GET is used to retrieve data and nothing else. It's like you'd play "get" with your HTTP dog...

POST is used when you want to make something new. Basically you send data to the database and the models, where it's processed and manipulated in the desired way. Nothing to do with posting mail though...

PATCH. Come on you two, patch things up! .. This one updates whatever you want to be updated.

DELETE is generally used to...you know...delete stuff.


A GET route should look like:
www.mywebsite.com/user/3
www.mywebsite.com/items/3/edit
www.mywebsite.com/products/new

They all should only display the content and not process it in any way. That's a job for the other routes.
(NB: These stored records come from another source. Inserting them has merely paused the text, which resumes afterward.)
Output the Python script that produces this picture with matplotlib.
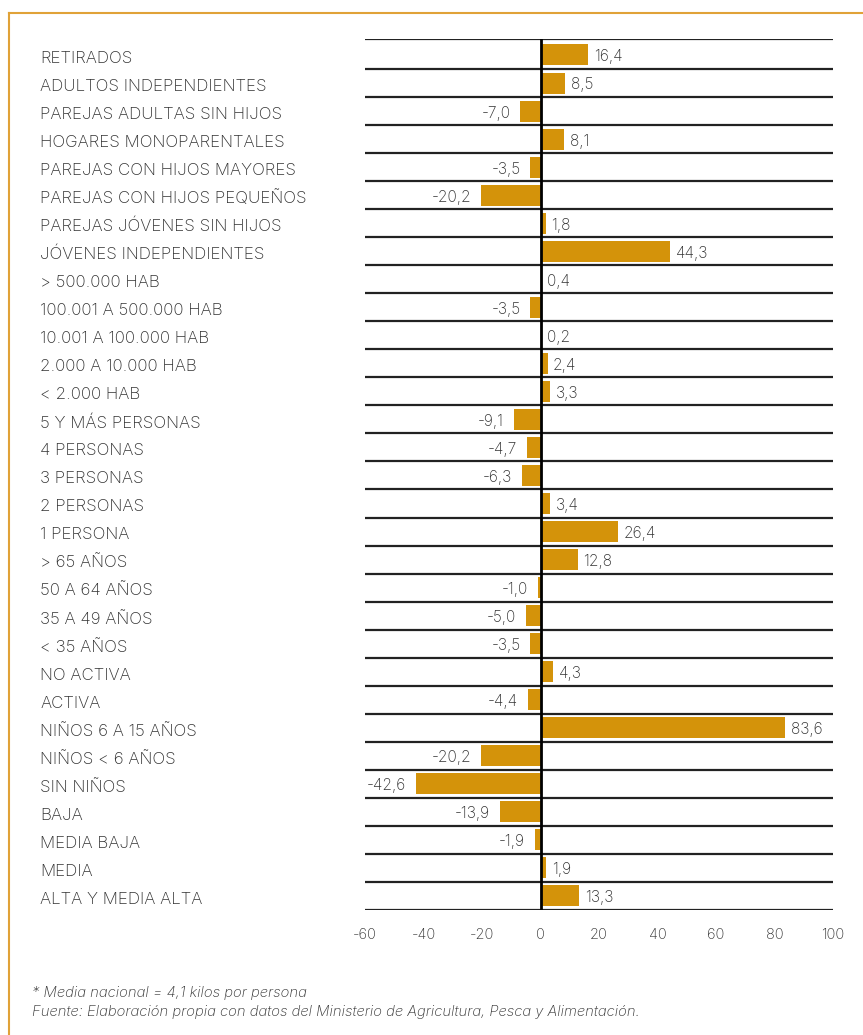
import matplotlib.pyplot as plt
from matplotlib.transforms import blended_transform_factory
from matplotlib.lines import Line2D

categorias = ["RETIRADOS", "ADULTOS INDEPENDIENTES", "PAREJAS ADULTAS SIN HIJOS",
              "HOGARES MONOPARENTALES", "PAREJAS CON HIJOS MAYORES",
              "PAREJAS CON HIJOS PEQUEÑOS", "PAREJAS JÓVENES SIN HIJOS",
              "JÓVENES INDEPENDIENTES", "> 500.000 HAB", "100.001 A 500.000 HAB",
              "10.001 A 100.000 HAB", "2.000 A 10.000 HAB", "< 2.000 HAB",
              "5 Y MÁS PERSONAS", "4 PERSONAS", "3 PERSONAS", "2 PERSONAS",
              "1 PERSONA", "> 65 AÑOS", "50 A 64 AÑOS", "35 A 49 AÑOS",
              "< 35 AÑOS", "NO ACTIVA", "ACTIVA", "NIÑOS 6 A 15 AÑOS",
              "NIÑOS < 6 AÑOS", "SIN NIÑOS", "BAJA", "MEDIA BAJA", "MEDIA",
              "ALTA Y MEDIA ALTA"]
valores = [16.4, 8.5, -7.0, 8.1, -3.5, -20.2, 1.8, 44.3, 0.4, -3.5, 0.2, 2.4,
           3.3, -9.1, -4.7, -6.3, 3.4, 26.4, 12.8, -1.0, -5.0, -3.5, 4.3, -4.4,
           83.6, -20.2, -42.6, -13.9, -1.9, 1.9, 13.3]
ticks_x = [-60, -40, -20, 0, 20, 40, 60, 80, 100]

plt.rcParams['font.family'] = ['Inter', 'DejaVu Sans']
gris = "#333333"
oro = "#D4930A"

fig = plt.figure(figsize=(8.63, 10.35), dpi=100)
ax = fig.add_axes([365 / 863, 1 - 910 / 1035, 468 / 863, 871 / 1035])

n = len(categorias)
pos = list(range(n))
ax.barh(pos, valores, height=0.75, color=oro, zorder=2)

# lineas horizontales entre filas (la primera fila es algo mas alta)
top = -0.57
ax.axhline(top, color="#222222", lw=1.6, zorder=3)
for i in range(1, n + 1):
    ax.axhline(i - 0.5, color="#222222", lw=1.6, zorder=3)
ax.axvline(0, color="black", lw=2, zorder=4)

ax.set_xlim(-60, 100)
ax.set_ylim(n - 0.5, top)
ax.set_xticks(ticks_x)
ax.set_xticklabels([str(t) for t in ticks_x], fontsize=10.5, color=gris,
                   fontweight="light")
ax.tick_params(axis="x", length=0, pad=13)
ax.set_yticks([])
for s in ax.spines.values():
    s.set_visible(False)

# etiquetas de valores
for y, v in zip(pos, valores):
    txt = f"{v:.1f}".replace(".", ",")
    if v >= 0:
        ax.annotate(txt, (v, y + 0.07), xytext=(4, 0), textcoords="offset points",
                    ha="left", va="center", fontsize=11.2, color=gris,
                    fontweight="light")
    else:
        ax.annotate(txt, (v, y + 0.07), xytext=(-7, 0), textcoords="offset points",
                    ha="right", va="center", fontsize=11.2, color=gris,
                    fontweight="light")

# nombres de categorias
tr = blended_transform_factory(fig.transFigure, ax.transData)
for y, c in zip(pos, categorias):
    ax.text(40 / 863, y + 0.12, c, transform=tr, ha="left", va="center",
            fontsize=12.2, color=gris, fontweight="light")

# marco
borde = "#E0A238"
fig.add_artist(Line2D([9 / 863, 1], [1 - 13 / 1035, 1 - 13 / 1035],
                      color=borde, lw=1.5, transform=fig.transFigure))
fig.add_artist(Line2D([9 / 863, 9 / 863], [0, 1 - 13 / 1035],
                      color=borde, lw=1.5, transform=fig.transFigure))

fig.text(32 / 863, 1 - 993 / 1035, "* Media nacional = 4,1 kilos por persona",
         fontsize=10.7, style="italic", color=gris, va="center", fontweight="light")
fig.text(32 / 863, 1 - 1012 / 1035,
         "Fuente: Elaboración propia con datos del Ministerio de Agricultura, Pesca y Alimentación.",
         fontsize=10.7, style="italic", color=gris, va="center", fontweight="light")

fig.savefig("out.png", dpi=100)
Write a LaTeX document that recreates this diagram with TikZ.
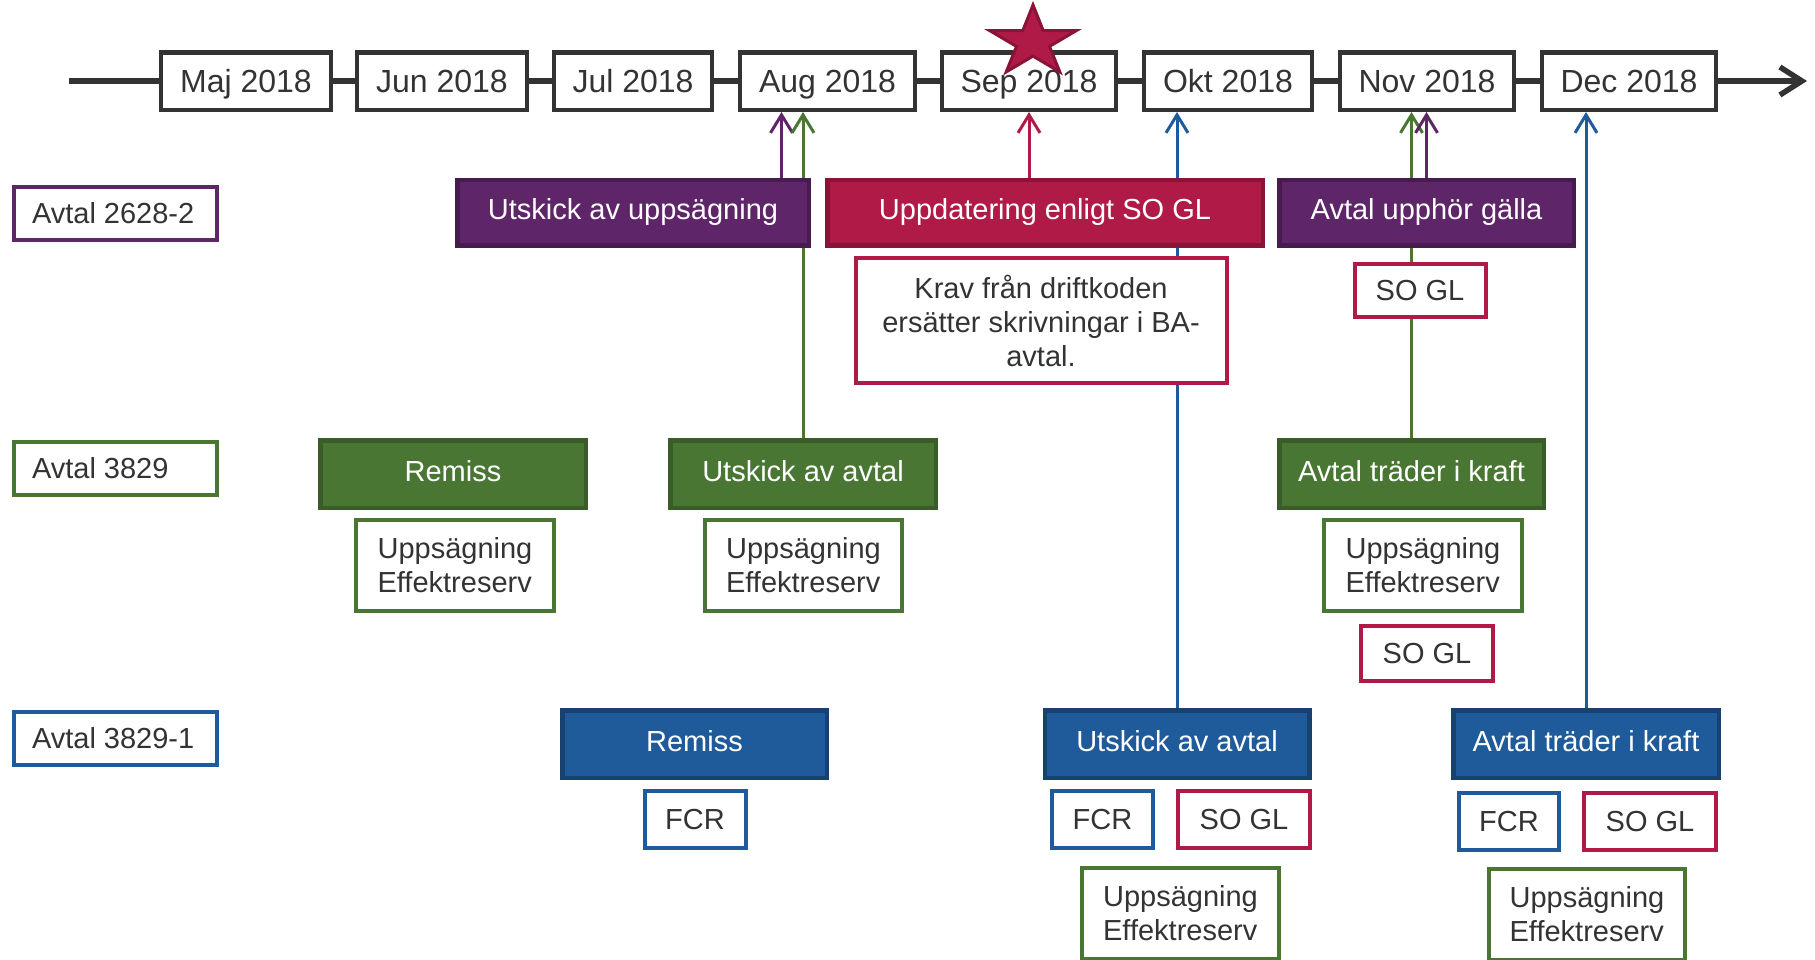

A POST route should look like:
www.mywebsite.com/products

You might wonder why is this looking like a GET route, well, it just LOOKS like it, but it behaves differently. Whilst a GET request will only display a form, a POST request will process the input values and enable CRUD actions.


A PATCH route should look like:
www.mywebsite.com/items/3

Again, you'd think that we need the "/edit" but we don't. That '/edit' is only needed in the GET request, when we're displaying the updating form.

What PATCH does, it updates our (let's say) Item object, only with the specific parameters we're asking for, it doesn't recreate the whole object like a PUT request would do.


A DELETE route should look like:
www.mywebsite.com/items/3

Here we're deleting the specified source from the server. Nothing to see, move along!


You can see that we're following a clean pattern of routes here. A convention that is explicit to the user, that is easier to debug, easier to follow and also understand as there's a lot of documentation on it.